_STATED GOAL_
Copy the material below verbatim from the line with "Give me the Plotly source for this chart." to the line with "n_axis_slots = 112", both lines included, omitting pictures and every line outside that range.

(Rows from a dataset of charts and code)
⟨

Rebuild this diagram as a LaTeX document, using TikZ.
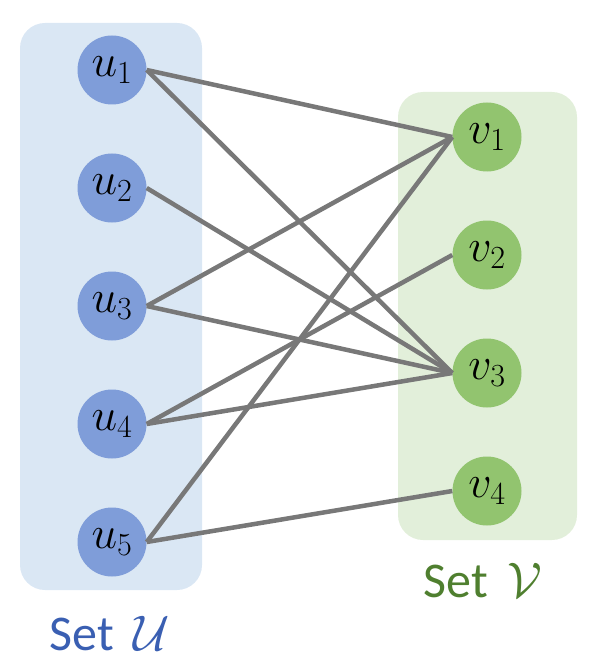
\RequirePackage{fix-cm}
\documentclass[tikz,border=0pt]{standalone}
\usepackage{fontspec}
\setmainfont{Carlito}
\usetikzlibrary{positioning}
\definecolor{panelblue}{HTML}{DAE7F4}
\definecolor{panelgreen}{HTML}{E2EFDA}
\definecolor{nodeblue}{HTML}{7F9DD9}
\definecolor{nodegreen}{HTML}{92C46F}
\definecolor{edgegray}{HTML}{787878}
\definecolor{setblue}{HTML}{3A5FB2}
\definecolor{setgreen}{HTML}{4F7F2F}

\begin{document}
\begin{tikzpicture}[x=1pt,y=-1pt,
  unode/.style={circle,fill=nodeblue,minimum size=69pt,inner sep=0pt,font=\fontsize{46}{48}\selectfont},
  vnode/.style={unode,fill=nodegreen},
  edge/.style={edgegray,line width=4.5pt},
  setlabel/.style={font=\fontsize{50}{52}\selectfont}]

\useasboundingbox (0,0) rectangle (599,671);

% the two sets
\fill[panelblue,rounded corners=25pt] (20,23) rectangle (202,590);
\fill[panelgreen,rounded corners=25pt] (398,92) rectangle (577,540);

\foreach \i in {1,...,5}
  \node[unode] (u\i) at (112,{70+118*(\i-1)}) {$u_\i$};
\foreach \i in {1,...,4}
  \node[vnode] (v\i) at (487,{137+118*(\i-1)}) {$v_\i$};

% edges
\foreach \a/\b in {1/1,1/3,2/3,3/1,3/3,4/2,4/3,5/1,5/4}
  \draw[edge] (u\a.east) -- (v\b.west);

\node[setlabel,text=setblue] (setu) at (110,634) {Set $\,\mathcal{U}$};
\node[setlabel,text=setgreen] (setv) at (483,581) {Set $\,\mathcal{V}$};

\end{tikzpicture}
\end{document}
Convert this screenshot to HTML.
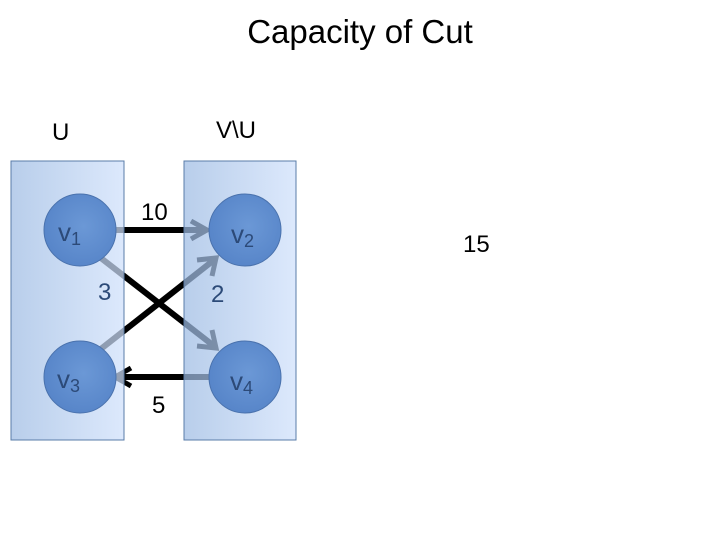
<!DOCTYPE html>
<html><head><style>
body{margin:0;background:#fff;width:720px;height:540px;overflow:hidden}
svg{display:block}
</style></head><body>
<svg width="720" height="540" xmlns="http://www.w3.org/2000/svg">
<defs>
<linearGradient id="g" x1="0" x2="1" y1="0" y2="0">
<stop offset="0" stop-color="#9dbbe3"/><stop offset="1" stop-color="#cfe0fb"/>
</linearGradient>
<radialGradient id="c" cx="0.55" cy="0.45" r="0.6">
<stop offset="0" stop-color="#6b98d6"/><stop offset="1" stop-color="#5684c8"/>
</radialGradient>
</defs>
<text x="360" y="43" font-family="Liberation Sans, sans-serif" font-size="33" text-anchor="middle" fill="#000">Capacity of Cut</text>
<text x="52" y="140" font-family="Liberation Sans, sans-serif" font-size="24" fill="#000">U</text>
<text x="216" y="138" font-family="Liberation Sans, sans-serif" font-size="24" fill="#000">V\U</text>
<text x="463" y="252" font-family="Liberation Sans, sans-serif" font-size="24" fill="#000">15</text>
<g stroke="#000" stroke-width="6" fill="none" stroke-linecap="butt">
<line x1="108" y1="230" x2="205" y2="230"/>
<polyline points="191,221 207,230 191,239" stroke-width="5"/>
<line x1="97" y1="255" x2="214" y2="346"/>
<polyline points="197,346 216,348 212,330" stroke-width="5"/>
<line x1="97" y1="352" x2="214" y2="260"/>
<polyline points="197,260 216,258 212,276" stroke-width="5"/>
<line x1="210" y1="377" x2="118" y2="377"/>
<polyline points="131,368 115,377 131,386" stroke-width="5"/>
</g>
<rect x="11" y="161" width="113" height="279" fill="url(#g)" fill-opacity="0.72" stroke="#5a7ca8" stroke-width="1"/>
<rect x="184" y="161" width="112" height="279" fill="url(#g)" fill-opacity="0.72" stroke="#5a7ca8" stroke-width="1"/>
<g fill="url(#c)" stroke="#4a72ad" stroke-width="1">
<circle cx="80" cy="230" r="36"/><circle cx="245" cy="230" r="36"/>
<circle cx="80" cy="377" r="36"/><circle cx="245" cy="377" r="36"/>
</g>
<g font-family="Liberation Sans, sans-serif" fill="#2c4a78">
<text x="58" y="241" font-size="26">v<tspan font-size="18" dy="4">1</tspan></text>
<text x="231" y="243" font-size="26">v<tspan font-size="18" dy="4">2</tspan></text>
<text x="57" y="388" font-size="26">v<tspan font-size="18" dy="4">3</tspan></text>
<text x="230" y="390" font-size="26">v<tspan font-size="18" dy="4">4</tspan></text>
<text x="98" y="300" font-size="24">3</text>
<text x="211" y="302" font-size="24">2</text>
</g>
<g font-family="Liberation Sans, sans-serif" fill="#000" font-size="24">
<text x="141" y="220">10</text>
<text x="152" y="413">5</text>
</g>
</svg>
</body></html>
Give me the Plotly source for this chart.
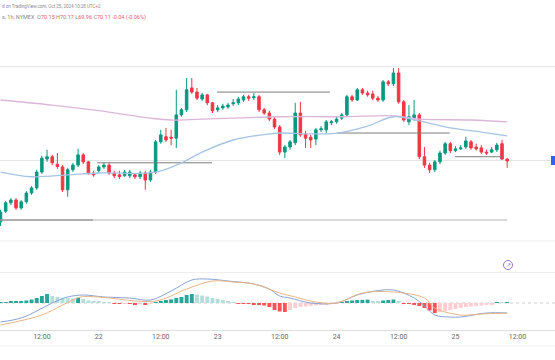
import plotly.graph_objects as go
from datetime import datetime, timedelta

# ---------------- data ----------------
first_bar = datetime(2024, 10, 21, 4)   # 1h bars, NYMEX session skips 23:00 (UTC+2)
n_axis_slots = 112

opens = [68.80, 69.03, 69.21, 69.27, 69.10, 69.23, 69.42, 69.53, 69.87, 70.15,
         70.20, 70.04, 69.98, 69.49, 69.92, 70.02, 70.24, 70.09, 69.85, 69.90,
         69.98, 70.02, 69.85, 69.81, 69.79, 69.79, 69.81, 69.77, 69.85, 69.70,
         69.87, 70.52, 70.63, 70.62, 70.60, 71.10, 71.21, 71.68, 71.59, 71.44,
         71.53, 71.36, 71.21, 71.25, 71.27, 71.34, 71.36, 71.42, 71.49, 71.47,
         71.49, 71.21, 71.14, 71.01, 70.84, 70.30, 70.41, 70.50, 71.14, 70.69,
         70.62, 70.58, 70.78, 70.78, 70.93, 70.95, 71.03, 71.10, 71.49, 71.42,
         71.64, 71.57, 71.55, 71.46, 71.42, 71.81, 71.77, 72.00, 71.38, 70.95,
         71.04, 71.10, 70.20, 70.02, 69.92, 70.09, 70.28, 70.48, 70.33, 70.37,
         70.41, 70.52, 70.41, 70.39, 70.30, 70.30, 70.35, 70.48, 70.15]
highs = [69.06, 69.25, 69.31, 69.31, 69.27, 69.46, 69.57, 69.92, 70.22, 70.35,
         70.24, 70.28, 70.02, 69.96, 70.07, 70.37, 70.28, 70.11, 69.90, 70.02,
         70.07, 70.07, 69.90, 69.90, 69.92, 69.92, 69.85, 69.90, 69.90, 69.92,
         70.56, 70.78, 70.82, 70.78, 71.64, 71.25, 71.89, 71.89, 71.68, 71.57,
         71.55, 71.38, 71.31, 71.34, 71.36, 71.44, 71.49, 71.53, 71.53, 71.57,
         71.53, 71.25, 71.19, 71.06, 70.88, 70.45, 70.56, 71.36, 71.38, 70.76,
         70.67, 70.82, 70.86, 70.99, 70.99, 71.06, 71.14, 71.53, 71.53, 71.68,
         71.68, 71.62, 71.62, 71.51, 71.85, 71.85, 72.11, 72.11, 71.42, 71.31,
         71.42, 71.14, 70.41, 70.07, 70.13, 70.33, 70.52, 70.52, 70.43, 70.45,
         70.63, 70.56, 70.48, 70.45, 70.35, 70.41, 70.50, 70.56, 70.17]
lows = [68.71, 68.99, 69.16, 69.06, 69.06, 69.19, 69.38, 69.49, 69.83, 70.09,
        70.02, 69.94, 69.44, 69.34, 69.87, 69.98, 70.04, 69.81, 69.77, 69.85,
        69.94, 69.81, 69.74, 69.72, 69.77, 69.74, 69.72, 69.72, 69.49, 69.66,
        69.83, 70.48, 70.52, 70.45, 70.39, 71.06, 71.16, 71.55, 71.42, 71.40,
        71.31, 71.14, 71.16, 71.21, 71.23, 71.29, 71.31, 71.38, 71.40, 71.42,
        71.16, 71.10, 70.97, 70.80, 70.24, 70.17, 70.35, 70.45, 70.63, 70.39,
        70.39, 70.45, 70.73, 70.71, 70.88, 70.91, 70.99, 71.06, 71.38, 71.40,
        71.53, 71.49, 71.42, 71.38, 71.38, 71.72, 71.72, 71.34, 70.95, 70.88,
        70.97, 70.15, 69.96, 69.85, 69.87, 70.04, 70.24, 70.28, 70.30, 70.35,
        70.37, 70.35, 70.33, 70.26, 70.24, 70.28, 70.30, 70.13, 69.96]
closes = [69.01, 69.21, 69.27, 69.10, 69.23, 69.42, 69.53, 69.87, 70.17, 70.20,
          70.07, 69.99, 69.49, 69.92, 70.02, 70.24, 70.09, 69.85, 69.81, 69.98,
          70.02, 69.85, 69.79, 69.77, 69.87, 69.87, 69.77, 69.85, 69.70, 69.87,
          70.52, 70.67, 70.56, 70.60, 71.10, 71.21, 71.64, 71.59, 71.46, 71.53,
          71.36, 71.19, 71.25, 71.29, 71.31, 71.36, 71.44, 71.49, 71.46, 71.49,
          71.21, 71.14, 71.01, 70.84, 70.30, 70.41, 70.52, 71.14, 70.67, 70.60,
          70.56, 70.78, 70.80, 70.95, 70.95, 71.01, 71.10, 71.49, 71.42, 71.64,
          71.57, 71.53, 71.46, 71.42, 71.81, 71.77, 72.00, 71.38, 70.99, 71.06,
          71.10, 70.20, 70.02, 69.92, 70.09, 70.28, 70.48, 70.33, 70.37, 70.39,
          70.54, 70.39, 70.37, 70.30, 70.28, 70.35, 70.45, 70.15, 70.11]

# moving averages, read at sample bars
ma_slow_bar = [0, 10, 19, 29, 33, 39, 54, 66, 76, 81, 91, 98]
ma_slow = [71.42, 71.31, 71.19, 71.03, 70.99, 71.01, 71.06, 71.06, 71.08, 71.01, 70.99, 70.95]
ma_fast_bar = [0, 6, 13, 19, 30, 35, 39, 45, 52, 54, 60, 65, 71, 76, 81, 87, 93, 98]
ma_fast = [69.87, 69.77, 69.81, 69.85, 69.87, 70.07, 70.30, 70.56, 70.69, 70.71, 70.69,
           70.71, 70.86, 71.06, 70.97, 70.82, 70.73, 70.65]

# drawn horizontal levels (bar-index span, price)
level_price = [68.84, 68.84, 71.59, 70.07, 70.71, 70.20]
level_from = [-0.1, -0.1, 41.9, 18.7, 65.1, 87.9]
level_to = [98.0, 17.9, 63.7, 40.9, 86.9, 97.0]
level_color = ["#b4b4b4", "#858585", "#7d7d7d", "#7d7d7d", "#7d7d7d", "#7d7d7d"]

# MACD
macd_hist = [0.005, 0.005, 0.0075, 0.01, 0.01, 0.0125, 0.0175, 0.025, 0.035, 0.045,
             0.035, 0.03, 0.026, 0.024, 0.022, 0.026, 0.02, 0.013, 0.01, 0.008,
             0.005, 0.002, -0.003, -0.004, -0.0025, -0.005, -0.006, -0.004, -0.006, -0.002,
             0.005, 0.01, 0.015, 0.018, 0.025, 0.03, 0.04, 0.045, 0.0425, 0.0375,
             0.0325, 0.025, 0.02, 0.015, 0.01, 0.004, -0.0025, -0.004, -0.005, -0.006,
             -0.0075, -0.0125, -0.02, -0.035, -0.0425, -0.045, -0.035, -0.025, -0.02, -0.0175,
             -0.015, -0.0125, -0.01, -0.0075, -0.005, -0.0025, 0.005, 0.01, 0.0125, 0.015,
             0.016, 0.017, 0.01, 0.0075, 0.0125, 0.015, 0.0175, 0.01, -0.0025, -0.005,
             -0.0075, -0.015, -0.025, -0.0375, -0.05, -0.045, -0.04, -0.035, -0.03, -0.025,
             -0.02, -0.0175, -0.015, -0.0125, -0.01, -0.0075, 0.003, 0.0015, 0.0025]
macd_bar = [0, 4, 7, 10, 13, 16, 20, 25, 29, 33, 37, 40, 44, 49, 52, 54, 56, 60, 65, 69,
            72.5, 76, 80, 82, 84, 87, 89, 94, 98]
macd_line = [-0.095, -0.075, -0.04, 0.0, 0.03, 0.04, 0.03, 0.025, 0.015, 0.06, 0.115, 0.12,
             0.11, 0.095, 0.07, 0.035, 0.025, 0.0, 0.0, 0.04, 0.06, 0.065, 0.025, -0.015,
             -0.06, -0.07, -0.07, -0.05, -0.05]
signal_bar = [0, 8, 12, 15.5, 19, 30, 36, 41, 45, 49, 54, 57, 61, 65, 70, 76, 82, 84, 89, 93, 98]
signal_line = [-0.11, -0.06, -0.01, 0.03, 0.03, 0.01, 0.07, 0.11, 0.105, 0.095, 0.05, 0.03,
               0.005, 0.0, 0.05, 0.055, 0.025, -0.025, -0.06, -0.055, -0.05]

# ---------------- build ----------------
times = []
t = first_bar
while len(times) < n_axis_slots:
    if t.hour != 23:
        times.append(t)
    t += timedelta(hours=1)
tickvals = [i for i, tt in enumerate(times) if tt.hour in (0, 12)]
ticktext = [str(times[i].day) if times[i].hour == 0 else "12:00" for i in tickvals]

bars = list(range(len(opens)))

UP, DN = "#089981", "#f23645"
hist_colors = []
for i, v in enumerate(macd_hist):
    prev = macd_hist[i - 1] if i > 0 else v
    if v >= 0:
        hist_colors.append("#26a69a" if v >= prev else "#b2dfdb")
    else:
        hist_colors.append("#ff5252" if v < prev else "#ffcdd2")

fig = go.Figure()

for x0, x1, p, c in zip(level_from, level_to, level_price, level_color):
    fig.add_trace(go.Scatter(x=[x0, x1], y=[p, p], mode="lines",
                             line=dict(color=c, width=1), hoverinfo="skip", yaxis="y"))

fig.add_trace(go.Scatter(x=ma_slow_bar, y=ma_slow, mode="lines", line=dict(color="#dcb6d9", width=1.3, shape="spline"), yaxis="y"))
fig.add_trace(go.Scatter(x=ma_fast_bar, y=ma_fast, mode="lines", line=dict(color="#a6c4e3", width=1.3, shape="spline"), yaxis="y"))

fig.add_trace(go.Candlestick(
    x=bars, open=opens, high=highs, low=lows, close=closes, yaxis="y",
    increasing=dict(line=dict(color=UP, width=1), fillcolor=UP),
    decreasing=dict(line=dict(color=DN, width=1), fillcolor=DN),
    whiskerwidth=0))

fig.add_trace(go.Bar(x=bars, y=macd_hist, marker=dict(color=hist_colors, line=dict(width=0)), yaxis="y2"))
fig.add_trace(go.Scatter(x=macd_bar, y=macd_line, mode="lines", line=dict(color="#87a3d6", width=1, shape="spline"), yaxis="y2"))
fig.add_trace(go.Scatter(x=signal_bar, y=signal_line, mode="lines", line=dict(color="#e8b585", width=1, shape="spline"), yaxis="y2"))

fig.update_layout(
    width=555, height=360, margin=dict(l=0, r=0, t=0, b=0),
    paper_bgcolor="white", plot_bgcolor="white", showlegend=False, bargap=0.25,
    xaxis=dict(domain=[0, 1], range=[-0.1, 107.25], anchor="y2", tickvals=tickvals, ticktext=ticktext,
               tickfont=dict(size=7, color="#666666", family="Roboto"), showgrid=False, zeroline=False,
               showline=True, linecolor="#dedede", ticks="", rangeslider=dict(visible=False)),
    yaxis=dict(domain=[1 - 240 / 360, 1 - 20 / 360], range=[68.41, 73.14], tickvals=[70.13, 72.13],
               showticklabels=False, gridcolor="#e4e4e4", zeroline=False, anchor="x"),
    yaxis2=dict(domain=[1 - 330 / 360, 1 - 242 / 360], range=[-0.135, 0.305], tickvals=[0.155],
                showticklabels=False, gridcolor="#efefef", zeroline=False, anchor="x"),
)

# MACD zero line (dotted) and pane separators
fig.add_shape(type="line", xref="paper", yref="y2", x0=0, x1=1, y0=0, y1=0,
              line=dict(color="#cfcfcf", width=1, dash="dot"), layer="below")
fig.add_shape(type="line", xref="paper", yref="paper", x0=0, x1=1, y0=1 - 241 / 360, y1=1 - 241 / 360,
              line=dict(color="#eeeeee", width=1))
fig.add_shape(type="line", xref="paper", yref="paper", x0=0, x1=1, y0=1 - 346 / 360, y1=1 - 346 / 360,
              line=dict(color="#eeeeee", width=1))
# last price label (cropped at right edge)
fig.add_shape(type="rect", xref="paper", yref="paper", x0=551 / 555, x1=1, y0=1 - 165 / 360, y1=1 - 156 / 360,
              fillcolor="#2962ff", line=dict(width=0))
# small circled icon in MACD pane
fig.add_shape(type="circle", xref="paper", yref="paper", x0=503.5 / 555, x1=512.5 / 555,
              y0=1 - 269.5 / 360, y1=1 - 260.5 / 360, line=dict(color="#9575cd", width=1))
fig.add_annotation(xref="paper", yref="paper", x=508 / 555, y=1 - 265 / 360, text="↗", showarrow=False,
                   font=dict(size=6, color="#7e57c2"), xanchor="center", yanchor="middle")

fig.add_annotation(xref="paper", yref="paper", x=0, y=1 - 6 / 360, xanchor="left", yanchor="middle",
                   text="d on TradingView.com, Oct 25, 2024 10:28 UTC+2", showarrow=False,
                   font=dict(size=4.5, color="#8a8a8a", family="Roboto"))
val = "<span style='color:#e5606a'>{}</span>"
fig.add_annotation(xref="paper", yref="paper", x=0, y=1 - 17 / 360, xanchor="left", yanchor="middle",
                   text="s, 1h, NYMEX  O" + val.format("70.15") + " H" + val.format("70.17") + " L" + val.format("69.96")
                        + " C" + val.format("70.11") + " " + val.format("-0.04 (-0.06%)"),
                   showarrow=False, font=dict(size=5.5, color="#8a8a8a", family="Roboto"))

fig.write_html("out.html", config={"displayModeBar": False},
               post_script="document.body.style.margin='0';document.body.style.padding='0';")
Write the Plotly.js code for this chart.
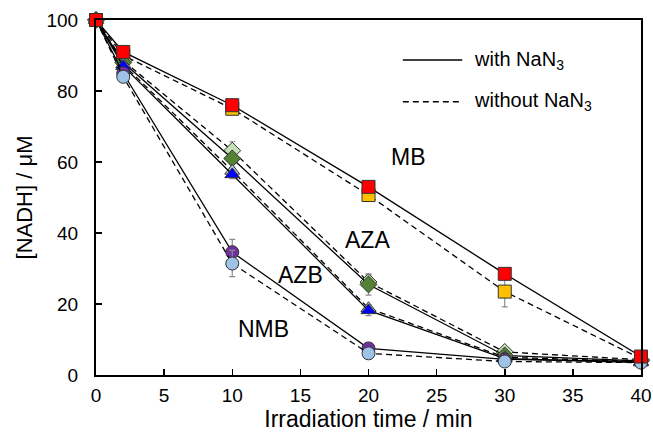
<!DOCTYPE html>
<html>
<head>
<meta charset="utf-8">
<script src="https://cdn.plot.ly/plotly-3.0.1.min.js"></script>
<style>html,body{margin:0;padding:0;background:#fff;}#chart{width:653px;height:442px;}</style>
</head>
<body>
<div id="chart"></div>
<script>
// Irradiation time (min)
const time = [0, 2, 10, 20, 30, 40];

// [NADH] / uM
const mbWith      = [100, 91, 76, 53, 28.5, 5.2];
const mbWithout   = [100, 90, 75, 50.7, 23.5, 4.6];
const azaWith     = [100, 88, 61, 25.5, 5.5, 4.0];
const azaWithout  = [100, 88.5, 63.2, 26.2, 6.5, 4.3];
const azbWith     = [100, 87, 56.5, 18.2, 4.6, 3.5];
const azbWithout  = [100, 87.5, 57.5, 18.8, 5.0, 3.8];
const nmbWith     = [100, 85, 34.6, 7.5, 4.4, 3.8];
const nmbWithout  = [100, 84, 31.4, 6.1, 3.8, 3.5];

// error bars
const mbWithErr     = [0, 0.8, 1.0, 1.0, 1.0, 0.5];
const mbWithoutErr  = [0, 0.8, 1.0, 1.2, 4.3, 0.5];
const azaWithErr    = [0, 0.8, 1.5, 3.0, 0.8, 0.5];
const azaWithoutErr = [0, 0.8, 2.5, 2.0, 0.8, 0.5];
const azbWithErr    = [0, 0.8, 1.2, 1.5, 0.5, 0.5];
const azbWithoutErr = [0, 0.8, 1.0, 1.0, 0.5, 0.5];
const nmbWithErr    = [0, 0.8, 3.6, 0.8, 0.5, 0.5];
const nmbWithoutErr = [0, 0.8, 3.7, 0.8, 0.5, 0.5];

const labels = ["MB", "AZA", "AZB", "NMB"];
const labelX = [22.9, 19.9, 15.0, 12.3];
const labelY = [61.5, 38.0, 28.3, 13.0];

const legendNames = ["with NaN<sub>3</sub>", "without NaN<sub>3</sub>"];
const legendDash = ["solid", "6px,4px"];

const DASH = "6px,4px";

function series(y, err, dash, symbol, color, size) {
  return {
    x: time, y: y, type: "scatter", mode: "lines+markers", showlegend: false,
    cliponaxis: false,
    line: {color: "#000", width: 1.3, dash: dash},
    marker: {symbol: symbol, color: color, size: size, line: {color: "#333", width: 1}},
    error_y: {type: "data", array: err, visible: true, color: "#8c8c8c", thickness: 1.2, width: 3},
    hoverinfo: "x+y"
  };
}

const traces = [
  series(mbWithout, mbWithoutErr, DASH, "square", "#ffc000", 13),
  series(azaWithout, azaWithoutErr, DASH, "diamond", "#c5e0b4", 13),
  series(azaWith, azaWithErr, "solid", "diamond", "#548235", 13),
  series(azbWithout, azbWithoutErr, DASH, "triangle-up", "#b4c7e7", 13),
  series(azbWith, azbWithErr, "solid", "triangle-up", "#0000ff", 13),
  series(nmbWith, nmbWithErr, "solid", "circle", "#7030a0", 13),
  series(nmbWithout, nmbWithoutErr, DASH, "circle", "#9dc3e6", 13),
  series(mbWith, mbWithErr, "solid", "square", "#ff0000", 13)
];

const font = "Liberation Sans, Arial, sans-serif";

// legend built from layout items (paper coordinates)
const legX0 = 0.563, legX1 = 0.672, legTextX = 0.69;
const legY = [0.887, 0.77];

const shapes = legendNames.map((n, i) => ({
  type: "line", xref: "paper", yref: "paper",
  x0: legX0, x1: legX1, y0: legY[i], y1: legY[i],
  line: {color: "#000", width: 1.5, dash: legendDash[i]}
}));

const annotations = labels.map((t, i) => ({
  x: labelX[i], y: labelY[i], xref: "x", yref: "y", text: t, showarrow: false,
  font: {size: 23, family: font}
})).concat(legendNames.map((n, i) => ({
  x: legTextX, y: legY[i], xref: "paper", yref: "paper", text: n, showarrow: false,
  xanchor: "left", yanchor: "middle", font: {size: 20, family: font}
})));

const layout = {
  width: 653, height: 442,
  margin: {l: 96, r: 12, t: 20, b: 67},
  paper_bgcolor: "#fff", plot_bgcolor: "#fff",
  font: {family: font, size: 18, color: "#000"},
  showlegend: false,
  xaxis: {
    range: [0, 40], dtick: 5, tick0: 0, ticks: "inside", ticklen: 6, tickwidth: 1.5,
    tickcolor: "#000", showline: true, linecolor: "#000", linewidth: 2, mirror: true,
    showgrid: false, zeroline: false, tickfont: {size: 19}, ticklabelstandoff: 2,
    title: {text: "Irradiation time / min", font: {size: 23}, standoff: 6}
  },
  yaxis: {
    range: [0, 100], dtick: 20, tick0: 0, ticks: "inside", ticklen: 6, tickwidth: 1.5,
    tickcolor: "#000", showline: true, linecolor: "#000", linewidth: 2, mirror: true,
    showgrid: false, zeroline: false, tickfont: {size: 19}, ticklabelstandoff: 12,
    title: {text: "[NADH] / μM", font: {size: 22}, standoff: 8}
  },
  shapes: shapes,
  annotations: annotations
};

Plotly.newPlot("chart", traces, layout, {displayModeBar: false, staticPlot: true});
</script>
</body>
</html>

⟩

_OUTPUT OF THE EXERCISE_
Give me the Plotly source for this chart.
import plotly.graph_objects as go
from datetime import datetime, timedelta

# ---------------- data ----------------
first_bar = datetime(2024, 10, 21, 4)   # 1h bars, NYMEX session skips 23:00 (UTC+2)
n_axis_slots = 112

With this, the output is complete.